Erasing While Iterating

Problem: erasing an element invalidates the iterator pointing to it.

Pattern:

If you keep the element, increment the iterator.
If you erase the element, assign the iterator returned by erase.

void remove_even_items(std::map<std::string, int>& map) {
    for (auto it = map.begin(); it != map.end(); ) {
        if (it->second % 2 == 0) {
            it = map.erase(it);
        } else {
            ++it;
        }
    }
}

Do not write ++it after erase(it) unless the API specifically says that remains valid.

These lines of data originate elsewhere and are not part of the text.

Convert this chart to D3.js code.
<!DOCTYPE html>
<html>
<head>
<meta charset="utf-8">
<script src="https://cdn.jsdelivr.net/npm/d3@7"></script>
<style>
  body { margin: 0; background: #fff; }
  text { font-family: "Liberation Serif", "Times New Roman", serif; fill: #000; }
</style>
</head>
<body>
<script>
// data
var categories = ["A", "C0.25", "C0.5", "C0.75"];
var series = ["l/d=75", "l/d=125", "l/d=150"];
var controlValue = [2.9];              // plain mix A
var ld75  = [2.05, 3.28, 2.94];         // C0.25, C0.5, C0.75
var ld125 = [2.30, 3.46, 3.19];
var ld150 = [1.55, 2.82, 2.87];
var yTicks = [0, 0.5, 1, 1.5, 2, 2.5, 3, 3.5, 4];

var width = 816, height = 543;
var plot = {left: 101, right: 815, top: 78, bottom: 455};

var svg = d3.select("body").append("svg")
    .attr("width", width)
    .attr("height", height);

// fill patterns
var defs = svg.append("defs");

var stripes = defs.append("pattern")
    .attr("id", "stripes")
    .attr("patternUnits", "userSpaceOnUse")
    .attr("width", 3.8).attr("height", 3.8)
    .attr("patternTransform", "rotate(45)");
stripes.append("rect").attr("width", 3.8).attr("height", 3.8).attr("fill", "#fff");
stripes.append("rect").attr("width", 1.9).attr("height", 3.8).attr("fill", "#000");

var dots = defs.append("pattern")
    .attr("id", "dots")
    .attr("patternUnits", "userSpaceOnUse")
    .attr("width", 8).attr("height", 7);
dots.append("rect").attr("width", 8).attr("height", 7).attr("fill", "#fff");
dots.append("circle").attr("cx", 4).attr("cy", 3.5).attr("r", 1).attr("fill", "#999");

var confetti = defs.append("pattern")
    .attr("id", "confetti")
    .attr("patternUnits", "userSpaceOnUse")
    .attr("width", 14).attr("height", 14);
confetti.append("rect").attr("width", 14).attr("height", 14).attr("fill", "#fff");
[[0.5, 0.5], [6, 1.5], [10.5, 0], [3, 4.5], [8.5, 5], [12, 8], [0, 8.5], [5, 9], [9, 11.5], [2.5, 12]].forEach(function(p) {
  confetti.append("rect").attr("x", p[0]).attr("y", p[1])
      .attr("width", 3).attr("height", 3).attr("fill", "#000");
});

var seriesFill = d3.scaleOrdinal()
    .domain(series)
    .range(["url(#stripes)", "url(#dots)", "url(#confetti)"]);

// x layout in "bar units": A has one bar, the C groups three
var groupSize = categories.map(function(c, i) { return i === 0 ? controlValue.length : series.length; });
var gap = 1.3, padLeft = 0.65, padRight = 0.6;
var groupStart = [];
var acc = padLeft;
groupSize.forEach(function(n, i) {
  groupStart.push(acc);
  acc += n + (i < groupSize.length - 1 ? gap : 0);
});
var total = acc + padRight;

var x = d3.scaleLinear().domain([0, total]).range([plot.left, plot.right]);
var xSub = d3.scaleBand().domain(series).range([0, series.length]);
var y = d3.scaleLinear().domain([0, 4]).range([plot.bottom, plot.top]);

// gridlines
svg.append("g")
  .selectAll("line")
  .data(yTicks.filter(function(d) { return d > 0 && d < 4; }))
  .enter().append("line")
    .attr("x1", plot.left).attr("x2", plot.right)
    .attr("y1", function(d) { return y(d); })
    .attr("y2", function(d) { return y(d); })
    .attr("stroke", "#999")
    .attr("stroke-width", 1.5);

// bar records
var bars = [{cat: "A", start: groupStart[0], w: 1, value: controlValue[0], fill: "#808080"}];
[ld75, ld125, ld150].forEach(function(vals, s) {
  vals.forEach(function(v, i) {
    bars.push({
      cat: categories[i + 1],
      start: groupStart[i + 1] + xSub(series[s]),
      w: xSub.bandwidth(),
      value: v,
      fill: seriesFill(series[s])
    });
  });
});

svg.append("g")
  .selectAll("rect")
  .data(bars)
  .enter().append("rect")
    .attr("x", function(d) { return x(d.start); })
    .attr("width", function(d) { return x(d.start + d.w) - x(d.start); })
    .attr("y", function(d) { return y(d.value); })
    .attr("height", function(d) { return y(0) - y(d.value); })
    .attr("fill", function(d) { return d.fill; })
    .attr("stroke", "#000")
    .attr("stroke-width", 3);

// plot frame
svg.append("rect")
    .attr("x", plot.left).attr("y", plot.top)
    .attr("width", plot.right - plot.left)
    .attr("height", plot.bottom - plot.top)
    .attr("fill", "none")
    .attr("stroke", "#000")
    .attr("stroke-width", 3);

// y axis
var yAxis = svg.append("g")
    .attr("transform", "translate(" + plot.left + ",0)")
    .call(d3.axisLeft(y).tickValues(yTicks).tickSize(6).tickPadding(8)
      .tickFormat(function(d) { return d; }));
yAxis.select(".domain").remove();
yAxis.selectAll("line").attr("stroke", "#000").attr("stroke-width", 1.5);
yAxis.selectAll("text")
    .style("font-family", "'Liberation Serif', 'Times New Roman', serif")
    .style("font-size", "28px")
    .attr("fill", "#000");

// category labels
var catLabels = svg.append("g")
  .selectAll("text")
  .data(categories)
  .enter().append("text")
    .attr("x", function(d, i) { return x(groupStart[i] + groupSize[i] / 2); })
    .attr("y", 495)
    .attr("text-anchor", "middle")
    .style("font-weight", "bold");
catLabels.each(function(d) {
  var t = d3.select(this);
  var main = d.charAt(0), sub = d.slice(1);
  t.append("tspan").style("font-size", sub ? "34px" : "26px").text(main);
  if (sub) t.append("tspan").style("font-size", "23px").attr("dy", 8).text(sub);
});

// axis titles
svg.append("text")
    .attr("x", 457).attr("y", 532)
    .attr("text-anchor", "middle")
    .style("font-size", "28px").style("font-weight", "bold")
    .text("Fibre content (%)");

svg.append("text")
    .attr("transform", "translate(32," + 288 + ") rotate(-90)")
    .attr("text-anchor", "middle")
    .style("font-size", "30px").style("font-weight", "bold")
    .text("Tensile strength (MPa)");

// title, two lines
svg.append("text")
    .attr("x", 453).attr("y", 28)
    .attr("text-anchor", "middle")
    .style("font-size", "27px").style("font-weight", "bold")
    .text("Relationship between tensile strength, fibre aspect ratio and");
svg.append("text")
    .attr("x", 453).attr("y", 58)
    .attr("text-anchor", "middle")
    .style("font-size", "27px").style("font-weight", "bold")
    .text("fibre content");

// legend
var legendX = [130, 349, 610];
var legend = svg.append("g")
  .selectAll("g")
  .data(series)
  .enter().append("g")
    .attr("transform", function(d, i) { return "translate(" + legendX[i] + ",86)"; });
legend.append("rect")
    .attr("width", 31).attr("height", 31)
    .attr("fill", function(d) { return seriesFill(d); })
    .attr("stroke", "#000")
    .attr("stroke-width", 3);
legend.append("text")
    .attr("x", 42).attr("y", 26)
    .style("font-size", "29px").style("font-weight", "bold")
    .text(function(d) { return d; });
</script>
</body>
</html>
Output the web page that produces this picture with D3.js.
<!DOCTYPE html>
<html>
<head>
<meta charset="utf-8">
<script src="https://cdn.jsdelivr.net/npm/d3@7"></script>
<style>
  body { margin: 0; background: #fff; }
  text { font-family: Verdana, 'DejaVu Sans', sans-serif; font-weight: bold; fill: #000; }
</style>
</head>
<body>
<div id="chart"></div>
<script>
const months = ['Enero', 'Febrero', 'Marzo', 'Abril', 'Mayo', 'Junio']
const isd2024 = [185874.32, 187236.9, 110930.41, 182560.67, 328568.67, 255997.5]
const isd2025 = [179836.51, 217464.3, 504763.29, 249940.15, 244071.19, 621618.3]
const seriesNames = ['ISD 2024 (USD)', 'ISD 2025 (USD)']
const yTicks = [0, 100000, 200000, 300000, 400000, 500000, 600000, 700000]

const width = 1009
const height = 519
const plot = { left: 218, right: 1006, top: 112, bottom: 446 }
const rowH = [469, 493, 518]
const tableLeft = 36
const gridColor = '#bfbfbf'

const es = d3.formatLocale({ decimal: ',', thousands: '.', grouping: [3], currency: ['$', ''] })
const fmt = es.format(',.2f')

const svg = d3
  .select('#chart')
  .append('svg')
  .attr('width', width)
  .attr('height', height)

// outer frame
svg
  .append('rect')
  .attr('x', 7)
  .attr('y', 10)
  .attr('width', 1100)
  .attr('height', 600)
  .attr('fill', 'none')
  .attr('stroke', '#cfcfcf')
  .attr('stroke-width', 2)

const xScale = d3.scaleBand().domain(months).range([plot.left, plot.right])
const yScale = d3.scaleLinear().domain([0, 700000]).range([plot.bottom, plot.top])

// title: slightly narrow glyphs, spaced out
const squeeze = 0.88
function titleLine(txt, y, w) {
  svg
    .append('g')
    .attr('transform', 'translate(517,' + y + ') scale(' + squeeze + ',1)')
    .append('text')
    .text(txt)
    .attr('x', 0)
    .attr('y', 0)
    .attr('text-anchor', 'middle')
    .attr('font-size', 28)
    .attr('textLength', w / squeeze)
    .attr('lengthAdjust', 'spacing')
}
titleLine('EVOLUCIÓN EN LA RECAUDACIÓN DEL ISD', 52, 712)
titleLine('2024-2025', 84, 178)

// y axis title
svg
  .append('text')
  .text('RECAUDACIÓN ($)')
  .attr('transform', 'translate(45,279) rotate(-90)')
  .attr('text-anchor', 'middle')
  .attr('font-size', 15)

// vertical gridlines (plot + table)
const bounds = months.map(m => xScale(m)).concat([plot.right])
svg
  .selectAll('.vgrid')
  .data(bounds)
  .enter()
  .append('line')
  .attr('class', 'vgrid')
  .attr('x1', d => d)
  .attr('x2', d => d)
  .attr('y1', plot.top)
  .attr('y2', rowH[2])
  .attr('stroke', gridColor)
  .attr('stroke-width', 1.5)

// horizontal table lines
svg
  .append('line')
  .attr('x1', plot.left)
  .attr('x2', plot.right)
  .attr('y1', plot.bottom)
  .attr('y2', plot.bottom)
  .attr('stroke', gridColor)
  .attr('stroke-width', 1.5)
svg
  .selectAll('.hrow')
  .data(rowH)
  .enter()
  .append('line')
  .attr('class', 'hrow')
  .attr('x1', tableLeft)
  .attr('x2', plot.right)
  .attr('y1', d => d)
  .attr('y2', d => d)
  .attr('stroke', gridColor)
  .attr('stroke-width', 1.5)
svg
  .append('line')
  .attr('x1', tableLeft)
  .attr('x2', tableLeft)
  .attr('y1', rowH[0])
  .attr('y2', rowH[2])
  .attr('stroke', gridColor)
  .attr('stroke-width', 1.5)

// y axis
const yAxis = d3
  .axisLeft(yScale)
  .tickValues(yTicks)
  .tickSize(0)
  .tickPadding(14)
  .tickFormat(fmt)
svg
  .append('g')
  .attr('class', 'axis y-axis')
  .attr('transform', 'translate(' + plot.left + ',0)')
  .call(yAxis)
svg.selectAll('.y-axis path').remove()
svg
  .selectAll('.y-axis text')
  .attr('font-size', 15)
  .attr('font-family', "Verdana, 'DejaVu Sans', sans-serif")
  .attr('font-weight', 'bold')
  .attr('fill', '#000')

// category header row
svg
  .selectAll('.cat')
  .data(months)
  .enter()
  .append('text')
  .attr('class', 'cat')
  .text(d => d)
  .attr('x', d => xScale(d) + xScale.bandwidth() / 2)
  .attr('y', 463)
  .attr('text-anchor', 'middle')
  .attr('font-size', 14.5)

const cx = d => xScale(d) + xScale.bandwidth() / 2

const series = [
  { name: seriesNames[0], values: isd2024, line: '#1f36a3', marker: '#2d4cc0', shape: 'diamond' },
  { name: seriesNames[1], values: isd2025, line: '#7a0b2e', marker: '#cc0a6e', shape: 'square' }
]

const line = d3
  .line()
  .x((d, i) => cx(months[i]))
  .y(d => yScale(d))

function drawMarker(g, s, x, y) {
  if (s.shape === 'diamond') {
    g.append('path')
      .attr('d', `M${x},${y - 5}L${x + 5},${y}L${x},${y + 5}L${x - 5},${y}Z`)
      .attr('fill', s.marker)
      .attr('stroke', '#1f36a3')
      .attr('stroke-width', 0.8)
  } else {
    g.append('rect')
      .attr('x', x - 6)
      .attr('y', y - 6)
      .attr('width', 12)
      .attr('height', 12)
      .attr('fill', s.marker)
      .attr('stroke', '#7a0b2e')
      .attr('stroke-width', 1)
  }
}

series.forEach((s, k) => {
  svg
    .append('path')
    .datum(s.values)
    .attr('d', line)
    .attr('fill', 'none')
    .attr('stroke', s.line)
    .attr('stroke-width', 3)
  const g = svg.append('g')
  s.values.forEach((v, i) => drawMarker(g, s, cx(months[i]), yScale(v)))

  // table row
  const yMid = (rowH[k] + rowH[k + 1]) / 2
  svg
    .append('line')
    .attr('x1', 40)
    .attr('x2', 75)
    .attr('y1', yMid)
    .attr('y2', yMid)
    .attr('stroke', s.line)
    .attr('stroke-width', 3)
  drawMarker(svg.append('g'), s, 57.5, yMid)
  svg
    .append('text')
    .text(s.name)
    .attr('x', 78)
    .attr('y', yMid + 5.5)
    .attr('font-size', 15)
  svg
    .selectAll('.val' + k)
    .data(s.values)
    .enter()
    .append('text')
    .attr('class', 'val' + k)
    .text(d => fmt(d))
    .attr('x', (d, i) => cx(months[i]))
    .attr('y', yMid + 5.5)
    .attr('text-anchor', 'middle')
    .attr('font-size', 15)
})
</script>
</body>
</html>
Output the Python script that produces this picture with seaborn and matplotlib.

Growable Arrays: Size And Capacity

Maintain:

size: number of initialized elements.
capacity: number of allocated slots.

Invariant:

size <= capacity

Push-back rule:

If size < capacity, store the new element.
If size == capacity, grow first.
Growth strategy: double capacity, with a small initial capacity such as 8.

struct vector_of_T {
    T* data = nullptr;
    size_t size = 0;
    size_t capacity = 0;
};

T* vector_get(vector_of_T* v, size_t i) {
    assert(i < v->size);
    return &v->data[i];
}

void vector_push_back(vector_of_T* v, T new_element) {
    if (v->size == v->capacity) {
        size_t new_capacity = v->capacity ? v->capacity * 2 : 8;
        v->data = (T*) realloc(v->data, sizeof(T) * new_capacity);
        v->capacity = new_capacity;
    }

    v->data[v->size] = new_element;
    ++v->size;
}

Why doubling matters: growing by a fixed amount causes too many reallocations and copies. Doubling makes allocation overhead logarithmic in the maximum size reached.

In normal C++, prefer std::vector<T>. Learn this pattern to understand why std::vector is efficient and how capacity-based growth works.